The money that debtors owe is the same money that savers have. If savers do not spend their money, debtors cannot earn the money back and use it to pay their bank debts. Total debt cannot be reduced without an equal reduction of total savings. When debtors cannot pay banks, banks cannot pay their depositors, and the massively imbalanced commercial banking system comes crashing down. Like 1929. And 2008.
The mountain of money savings is really a mountain of commercial bank-issued credits that are owed by debtors. If debtors cannot pay, the credits are uncollectable. The mountain of uncollectable credits slides into the pit of unpayable debts, and the balance sheet rebalances to $0.
Back to “sound money”.
The credits repaid the debts. The debts absorbed the credits. There is no more credit-money and there is no more debt that is owed in credit-money. The banking system balance sheet has contracted back to where it began, with $0 Assets and $0 Liabilities. No more debts.
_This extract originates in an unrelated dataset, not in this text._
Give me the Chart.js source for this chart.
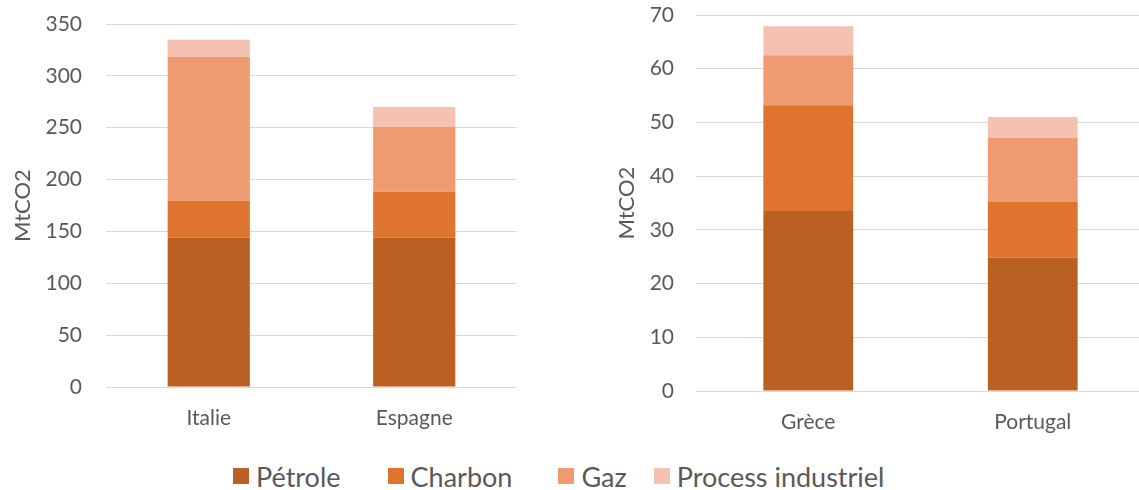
<!DOCTYPE html>
<html>
<head>
<meta charset="utf-8">
<script src="https://cdn.jsdelivr.net/npm/chart.js@4"></script>
<style>
    html, body { margin: 0; padding: 0; background: #fff; overflow: hidden; }
    body { width: 1139px; height: 490px; position: relative; font-family: Lato, sans-serif; }
    .box { position: absolute; top: 0; height: 440px; }
    #left-box { left: 0; width: 560px; }
    #right-box { left: 580px; width: 580px; }
    #legend {
        position: absolute; top: 458px; left: 233px; height: 36px;
        display: flex; align-items: center;
        color: #595959; font-size: 27px; white-space: nowrap;
    }
    .item { display: flex; align-items: center; }
    .item:nth-child(1) { margin-right: 47px; }
    .item:nth-child(2) { margin-right: 46px; }
    .item:nth-child(3) { margin-right: 27px; }
    .swatch { width: 16px; height: 16px; margin-right: 7px; }
</style>
</head>
<body>
<div class="box" id="left-box"><canvas id="left-chart"></canvas></div>
<div class="box" id="right-box"><canvas id="right-chart"></canvas></div>
<div id="legend"></div>
<script>
// Data (MtCO2)
const leftCountries = ['Italie', 'Espagne'];
const rightCountries = ['Grèce', 'Portugal'];

const seriesNames = ['Pétrole', 'Charbon', 'Gaz', 'Process industriel'];
const seriesColors = ['#BA6023', '#DE742E', '#F09A72', '#F5C2B1'];

// values per series, in country order
const leftPetrole = [144.2, 144.2];
const leftCharbon = [35.7, 44.1];
const leftGaz = [138.6, 62.7];
const leftProcess = [16.4, 19.0];

const rightPetrole = [33.5, 24.8];
const rightCharbon = [19.7, 10.5];
const rightGaz = [9.3, 11.8];
const rightProcess = [5.4, 3.9];

const TEXT = '#595959';
const GRID = '#D9D9D9';

/**
 * Build a stacked bar chart
 */
function makeChart(id, labels, values, opts) {
    const ctx = document.getElementById(id).getContext('2d');
    return new Chart(ctx, {
        type: 'bar',
        data: {
            labels: labels,
            datasets: values.map((data, i) => ({
                label: seriesNames[i],
                data: data,
                backgroundColor: seriesColors[i],
                borderWidth: 0,
                categoryPercentage: 1,
                barPercentage: 0.4
            }))
        },
        options: {
            responsive: true,
            maintainAspectRatio: false,
            animation: false,
            layout: {
                padding: { top: opts.top, right: opts.right, bottom: 0, left: 0 }
            },
            plugins: {
                legend: { display: false },
                tooltip: { enabled: false }
            },
            scales: {
                x: {
                    stacked: true,
                    grid: { display: false, drawTicks: false },
                    border: { display: false },
                    ticks: {
                        color: TEXT,
                        font: { family: 'Lato', size: 21 },
                        padding: 19
                    },
                    afterFit: scale => { scale.height = opts.xHeight; }
                },
                y: {
                    stacked: true,
                    min: 0,
                    max: opts.max,
                    grid: { color: GRID, lineWidth: 1, drawTicks: false },
                    border: { display: false },
                    ticks: {
                        stepSize: opts.step,
                        color: TEXT,
                        font: { family: 'Lato', size: 21 },
                        padding: opts.tickPad
                    },
                    title: {
                        display: true,
                        text: 'MtCO2',
                        color: TEXT,
                        font: { family: 'Lato', size: 22 },
                        padding: { top: opts.titlePad, bottom: 0 }
                    },
                    afterFit: scale => {
                        scale.width = opts.yWidth;
                        // keep the plot top where the layout padding says
                        scale.paddingTop = 0;
                        scale.paddingBottom = 0;
                    }
                }
            }
        }
    });
}

makeChart('left-chart', leftCountries,
    [leftPetrole, leftCharbon, leftGaz, leftProcess],
    { max: 350, step: 50, top: 24, right: 43, xHeight: 53, yWidth: 106, tickPad: 24, titlePad: 10 });

makeChart('right-chart', rightCountries,
    [rightPetrole, rightCharbon, rightGaz, rightProcess],
    { max: 70, step: 10, top: 15, right: 15, xHeight: 49, yWidth: 116, tickPad: 22, titlePad: 34 });

// Shared legend below both charts
const legend = document.getElementById('legend');
seriesNames.forEach((name, i) => {
    const item = document.createElement('div');
    item.className = 'item';
    const sw = document.createElement('span');
    sw.className = 'swatch';
    sw.style.background = seriesColors[i];
    const label = document.createElement('span');
    label.textContent = name;
    item.appendChild(sw);
    item.appendChild(label);
    legend.appendChild(item);
});
</script>
</body>
</html>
No more money.
It cannot be otherwise, within a zero sum balance sheet paradigm, where all of the money supply is issued as credits that are owed as debts to the credit-issuer.
Creating Wealth out of Nothing – Balance Sheet Tyranny
But after the Collapse some debts were simply written off as uncollectable, so some people ended up with credit-money that was created as debt, but which the people who now have don’t personally owe as debt. These people now own debt-free money, to buy whatever is for sale.
Meanwhile, the world’s debtors had pledged real assets like real estate and corporate shares and future tax revenues and public infrastructure, as collateral security against their promises to repay bank loans and bond-debt, plus interest. When debtors default on payment, creditors take possession of the real assets. Creditors then sell those assets at liquidation sales, and anybody who has money can buy them, cheap. Creditors get the money; investors get the real assets.
“The economy” built all those real assets with real resources and real work. But creditors who create credit out of nothing end up owning those real assets, because a zero sum money system is arithmetically guaranteed to end in mass defaults and creditor foreclosure on “mortgaged” real assets.
As a system for systematically debt-financing the development of a productive economic infrastructure by the collective efforts of literally billions of people, then seizing ownership of that infrastructure when debtors default as they must, the commercial bank credit/debt monopoly is pretty much tailor made.
I would characterize a system like that as a balance sheet tyranny.
One might see government issuance of positive sum debt-free fiat money as a democratic alternative.
Debt-free money worked for Franklin.
It can work for us.
Not necessarily a wholesale replacement of bank-issued credit with government-issued money, as some reformers seek. But as a positive sum supplement, to at least partially offset the catastrophic savings-debts imbalances that periodically crash the commercial bank balance sheet equation.
Illiquidity-cum-insolvency, then economic Depression for want of money demand for everything the moribund economy is able to produce “for sale”, is not an inevitable feature of reality.
But it is an inevitable feature of a world that is saddled with a credit/debt balance sheet money monopoly.